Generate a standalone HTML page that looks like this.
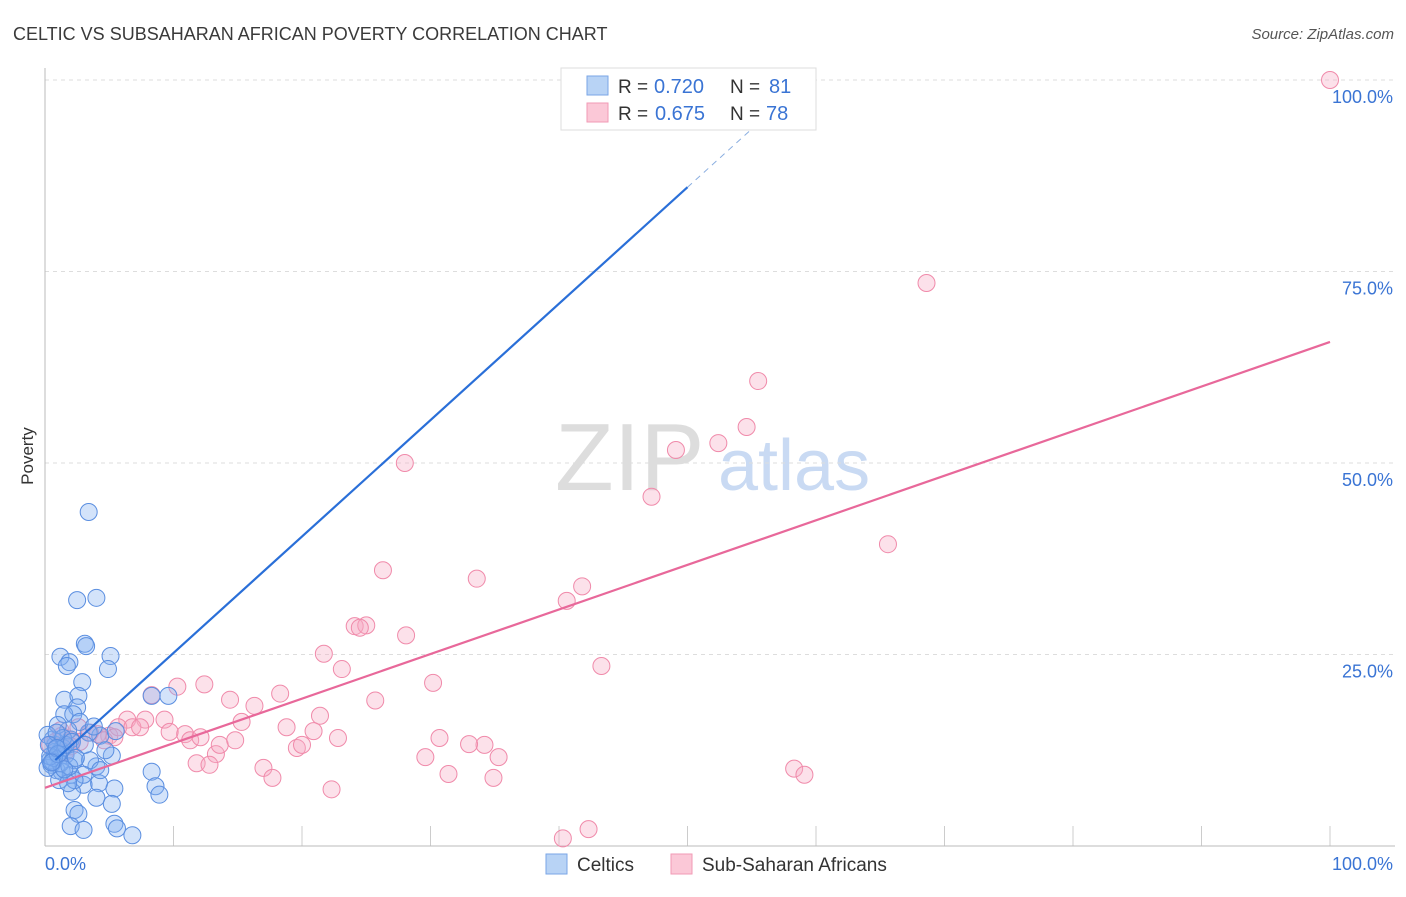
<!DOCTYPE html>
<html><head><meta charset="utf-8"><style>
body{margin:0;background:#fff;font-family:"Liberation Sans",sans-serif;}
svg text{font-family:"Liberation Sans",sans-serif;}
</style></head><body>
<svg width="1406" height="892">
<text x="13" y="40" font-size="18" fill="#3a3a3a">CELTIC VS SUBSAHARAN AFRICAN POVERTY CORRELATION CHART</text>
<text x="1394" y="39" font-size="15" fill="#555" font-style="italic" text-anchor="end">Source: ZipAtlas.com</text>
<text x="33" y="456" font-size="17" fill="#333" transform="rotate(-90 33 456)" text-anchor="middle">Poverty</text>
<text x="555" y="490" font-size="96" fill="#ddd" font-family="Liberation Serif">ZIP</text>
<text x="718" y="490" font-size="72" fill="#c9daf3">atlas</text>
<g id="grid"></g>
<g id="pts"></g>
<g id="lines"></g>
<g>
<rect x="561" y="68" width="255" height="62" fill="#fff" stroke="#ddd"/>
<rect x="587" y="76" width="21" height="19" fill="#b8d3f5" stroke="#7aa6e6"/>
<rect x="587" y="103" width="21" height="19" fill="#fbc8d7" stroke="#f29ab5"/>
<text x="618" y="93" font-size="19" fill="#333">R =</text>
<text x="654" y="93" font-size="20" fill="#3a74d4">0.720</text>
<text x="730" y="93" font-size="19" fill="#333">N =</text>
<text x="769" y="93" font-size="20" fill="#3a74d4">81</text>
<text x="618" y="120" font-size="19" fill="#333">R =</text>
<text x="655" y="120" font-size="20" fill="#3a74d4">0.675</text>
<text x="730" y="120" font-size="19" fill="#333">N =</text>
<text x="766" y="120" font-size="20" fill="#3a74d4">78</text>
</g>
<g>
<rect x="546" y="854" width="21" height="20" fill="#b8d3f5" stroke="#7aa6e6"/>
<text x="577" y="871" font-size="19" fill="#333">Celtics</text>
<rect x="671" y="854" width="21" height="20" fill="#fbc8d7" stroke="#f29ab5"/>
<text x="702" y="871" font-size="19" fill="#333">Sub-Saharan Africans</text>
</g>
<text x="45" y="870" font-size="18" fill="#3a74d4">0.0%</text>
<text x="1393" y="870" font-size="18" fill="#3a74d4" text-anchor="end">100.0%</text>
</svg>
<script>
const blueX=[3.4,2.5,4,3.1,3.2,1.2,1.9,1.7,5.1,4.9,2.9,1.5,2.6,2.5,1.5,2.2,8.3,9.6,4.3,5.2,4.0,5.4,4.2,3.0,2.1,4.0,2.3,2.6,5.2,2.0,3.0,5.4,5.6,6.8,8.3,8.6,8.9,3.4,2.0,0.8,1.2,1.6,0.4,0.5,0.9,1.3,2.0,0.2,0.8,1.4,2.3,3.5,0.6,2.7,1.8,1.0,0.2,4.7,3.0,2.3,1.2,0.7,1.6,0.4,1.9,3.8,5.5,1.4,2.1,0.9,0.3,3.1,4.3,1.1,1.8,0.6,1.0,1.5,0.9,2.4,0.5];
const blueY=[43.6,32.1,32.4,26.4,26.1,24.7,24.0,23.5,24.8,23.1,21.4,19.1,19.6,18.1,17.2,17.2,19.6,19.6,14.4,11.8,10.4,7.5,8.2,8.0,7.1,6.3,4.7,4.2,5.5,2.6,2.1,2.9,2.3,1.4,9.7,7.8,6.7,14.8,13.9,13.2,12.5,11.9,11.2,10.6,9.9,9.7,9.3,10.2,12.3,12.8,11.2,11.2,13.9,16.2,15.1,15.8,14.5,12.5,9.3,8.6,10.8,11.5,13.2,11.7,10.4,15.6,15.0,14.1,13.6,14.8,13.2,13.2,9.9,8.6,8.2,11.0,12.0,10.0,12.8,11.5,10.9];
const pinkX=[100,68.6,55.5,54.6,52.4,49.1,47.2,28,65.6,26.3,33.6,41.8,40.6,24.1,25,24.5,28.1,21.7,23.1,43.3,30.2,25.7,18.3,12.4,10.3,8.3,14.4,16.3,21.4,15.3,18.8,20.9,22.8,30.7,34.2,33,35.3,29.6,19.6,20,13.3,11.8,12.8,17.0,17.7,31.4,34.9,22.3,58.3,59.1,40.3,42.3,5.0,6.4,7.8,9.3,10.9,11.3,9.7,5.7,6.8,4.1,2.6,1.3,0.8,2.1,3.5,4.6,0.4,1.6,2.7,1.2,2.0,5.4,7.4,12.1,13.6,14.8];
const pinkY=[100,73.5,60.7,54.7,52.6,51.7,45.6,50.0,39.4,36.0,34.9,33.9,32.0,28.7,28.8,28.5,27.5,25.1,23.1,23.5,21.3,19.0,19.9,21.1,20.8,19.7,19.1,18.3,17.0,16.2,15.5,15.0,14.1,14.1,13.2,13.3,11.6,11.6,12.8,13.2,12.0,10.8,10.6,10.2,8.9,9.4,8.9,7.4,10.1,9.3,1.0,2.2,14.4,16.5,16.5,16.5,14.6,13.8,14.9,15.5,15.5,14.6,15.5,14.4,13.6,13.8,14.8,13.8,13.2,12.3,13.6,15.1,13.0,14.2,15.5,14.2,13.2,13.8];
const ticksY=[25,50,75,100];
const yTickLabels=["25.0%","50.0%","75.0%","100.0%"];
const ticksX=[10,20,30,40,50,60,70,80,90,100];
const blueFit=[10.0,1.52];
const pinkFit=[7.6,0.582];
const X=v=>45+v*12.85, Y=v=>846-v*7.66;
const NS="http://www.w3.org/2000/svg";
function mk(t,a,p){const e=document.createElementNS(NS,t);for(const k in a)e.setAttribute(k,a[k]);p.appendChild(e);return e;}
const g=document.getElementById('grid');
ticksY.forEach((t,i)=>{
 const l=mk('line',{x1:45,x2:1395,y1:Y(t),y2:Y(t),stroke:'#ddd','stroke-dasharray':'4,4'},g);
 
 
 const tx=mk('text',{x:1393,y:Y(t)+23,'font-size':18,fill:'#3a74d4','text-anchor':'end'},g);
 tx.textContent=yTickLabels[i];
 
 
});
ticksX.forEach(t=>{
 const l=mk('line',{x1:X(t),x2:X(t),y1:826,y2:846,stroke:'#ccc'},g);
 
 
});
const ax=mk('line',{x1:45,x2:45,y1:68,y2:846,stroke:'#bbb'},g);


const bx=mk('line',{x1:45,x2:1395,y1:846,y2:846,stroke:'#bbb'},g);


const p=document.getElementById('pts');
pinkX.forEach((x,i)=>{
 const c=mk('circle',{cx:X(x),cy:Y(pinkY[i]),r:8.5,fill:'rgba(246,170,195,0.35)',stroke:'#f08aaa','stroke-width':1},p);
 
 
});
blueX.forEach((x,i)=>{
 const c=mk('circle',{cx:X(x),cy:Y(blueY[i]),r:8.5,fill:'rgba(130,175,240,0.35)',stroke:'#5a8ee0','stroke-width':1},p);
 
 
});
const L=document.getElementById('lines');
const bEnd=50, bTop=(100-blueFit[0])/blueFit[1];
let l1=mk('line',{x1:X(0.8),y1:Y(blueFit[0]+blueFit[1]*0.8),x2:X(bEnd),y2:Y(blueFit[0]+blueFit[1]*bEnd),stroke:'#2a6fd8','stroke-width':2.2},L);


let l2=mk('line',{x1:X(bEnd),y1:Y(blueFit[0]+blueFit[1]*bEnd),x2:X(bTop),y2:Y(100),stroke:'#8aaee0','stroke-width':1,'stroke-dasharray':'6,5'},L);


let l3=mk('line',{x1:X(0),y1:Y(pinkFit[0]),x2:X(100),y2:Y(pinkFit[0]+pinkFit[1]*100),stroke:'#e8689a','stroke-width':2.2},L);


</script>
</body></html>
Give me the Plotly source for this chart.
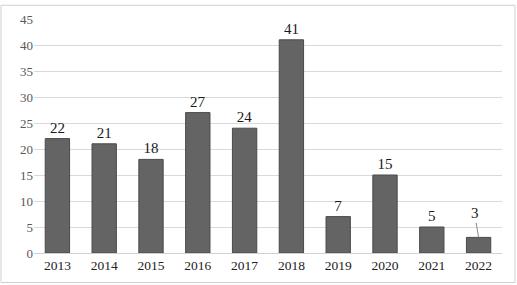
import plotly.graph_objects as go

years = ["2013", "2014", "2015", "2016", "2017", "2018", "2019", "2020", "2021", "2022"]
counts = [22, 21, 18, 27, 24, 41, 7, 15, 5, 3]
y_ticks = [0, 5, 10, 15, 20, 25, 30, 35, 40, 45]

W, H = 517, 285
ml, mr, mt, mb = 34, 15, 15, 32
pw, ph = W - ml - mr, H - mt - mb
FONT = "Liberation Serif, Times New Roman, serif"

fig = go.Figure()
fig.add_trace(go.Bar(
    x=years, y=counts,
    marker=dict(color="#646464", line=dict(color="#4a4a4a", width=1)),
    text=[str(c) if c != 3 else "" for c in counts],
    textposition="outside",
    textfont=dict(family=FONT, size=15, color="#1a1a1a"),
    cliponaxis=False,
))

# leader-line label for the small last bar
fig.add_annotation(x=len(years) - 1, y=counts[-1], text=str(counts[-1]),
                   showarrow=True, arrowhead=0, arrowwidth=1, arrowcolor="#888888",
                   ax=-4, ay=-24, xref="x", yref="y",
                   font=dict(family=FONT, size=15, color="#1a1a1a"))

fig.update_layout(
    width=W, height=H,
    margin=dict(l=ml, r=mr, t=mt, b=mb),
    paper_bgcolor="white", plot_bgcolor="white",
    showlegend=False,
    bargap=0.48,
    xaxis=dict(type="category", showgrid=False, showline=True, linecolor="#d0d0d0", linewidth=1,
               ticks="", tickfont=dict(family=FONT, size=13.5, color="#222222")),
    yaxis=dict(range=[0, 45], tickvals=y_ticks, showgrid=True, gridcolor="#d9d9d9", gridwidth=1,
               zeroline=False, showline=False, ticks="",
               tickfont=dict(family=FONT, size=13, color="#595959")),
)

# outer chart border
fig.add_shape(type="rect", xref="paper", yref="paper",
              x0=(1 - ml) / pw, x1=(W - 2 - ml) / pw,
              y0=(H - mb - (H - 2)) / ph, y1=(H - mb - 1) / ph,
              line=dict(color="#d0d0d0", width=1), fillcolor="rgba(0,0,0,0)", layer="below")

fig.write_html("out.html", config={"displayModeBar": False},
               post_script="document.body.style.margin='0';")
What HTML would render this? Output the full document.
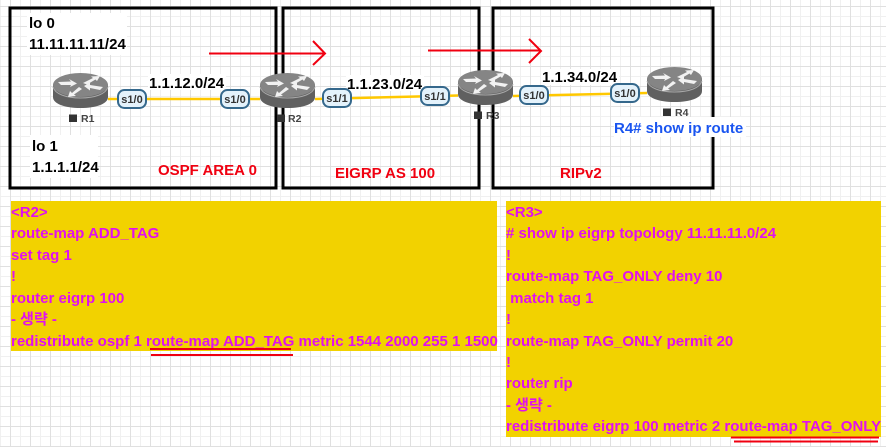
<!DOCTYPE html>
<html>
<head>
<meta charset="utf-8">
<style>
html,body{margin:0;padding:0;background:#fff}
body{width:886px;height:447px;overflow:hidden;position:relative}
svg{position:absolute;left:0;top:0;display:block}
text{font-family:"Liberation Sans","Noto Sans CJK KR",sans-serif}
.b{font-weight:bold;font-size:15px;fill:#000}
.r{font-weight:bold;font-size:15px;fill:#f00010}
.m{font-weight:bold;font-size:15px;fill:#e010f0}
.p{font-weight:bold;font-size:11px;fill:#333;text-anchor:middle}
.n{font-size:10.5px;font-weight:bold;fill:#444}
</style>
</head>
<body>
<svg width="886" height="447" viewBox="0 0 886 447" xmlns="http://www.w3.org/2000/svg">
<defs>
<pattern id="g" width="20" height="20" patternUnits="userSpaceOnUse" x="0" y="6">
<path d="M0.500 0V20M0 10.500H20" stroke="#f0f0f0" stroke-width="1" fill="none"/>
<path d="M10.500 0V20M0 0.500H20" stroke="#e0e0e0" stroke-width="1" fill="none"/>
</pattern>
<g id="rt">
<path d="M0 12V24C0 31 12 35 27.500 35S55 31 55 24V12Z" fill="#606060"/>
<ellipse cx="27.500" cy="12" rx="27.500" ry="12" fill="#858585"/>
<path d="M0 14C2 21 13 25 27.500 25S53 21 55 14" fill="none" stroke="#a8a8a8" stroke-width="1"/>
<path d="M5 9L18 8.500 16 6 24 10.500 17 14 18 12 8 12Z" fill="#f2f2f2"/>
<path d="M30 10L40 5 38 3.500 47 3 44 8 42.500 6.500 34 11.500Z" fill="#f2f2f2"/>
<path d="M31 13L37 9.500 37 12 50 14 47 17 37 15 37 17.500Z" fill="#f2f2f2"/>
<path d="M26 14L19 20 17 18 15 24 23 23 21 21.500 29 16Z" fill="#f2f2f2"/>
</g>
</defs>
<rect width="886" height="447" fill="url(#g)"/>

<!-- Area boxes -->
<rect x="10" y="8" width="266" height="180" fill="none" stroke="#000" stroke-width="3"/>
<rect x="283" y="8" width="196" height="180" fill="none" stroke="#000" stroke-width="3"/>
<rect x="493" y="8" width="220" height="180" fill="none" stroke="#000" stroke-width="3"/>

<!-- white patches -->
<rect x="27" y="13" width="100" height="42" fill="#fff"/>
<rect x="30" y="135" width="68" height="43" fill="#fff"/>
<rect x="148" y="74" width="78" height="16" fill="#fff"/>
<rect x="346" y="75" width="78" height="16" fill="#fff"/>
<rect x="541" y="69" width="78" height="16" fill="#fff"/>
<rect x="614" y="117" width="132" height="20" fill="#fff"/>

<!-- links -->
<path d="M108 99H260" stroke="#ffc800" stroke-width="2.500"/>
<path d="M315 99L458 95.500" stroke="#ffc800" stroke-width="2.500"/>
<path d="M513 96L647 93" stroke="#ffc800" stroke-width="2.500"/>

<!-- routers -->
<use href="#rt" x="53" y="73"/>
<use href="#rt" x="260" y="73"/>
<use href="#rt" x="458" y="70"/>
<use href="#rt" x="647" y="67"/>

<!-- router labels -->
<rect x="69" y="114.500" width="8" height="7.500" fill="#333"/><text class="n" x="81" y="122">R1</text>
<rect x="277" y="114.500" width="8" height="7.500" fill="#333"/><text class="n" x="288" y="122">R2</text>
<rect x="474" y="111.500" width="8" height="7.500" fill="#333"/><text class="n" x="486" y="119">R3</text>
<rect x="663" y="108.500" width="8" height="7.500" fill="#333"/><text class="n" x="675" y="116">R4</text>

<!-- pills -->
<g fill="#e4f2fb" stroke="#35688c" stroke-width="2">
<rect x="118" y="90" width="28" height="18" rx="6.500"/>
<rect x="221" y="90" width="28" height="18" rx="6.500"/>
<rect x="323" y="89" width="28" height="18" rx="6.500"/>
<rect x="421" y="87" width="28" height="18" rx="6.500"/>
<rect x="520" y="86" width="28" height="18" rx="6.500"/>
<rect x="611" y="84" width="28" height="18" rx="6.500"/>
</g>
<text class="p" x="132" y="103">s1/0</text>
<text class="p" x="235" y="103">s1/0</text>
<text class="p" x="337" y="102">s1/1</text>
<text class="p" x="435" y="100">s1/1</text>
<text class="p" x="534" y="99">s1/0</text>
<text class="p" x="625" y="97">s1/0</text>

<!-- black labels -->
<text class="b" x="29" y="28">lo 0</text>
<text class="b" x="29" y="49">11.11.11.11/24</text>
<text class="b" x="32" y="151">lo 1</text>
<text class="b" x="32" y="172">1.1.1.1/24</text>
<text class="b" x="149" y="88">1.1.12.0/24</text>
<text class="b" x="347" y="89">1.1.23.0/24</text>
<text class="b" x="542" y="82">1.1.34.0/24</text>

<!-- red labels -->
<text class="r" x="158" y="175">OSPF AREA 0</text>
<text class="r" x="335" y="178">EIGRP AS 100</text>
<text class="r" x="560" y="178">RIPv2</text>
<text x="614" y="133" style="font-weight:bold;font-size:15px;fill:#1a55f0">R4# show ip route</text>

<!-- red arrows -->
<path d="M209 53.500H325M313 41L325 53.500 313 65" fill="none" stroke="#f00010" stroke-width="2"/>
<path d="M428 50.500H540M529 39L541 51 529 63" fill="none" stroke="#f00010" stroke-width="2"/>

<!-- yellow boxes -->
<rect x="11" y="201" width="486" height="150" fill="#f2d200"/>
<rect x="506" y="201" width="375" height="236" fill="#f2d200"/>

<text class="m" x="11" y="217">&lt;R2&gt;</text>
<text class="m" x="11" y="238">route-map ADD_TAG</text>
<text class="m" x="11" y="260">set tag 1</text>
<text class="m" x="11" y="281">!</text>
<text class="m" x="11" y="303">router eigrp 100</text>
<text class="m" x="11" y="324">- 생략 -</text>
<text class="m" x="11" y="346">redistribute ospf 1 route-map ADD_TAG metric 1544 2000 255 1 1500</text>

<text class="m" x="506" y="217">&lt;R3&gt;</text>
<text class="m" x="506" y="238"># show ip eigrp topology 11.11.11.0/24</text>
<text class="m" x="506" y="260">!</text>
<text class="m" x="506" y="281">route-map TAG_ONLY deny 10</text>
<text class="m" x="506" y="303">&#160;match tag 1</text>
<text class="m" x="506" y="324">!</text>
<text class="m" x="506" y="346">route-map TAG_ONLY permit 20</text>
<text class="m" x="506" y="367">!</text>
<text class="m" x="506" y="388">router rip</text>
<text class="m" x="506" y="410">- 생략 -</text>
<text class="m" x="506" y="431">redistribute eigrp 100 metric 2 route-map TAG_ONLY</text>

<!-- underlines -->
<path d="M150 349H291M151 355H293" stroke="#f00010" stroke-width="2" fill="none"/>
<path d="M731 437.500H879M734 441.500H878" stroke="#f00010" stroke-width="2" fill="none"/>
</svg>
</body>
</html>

::::

### Objective
Word for word, repeat the lines above from the one with "Give me the Plotly source for this chart." through the one with "Serif, Times New", and nothing beyond them. Omit the pictures.

### Completed task
Give me the Plotly source for this chart.
import plotly.graph_objects as go

years = ["2013", "2014", "2015", "2016", "2017", "2018", "2019", "2020", "2021", "2022"]
counts = [22, 21, 18, 27, 24, 41, 7, 15, 5, 3]
y_ticks = [0, 5, 10, 15, 20, 25, 30, 35, 40, 45]

W, H = 517, 285
ml, mr, mt, mb = 34, 15, 15, 32
pw, ph = W - ml - mr, H - mt - mb
FONT = "Liberation Serif, Times New Roman, serif"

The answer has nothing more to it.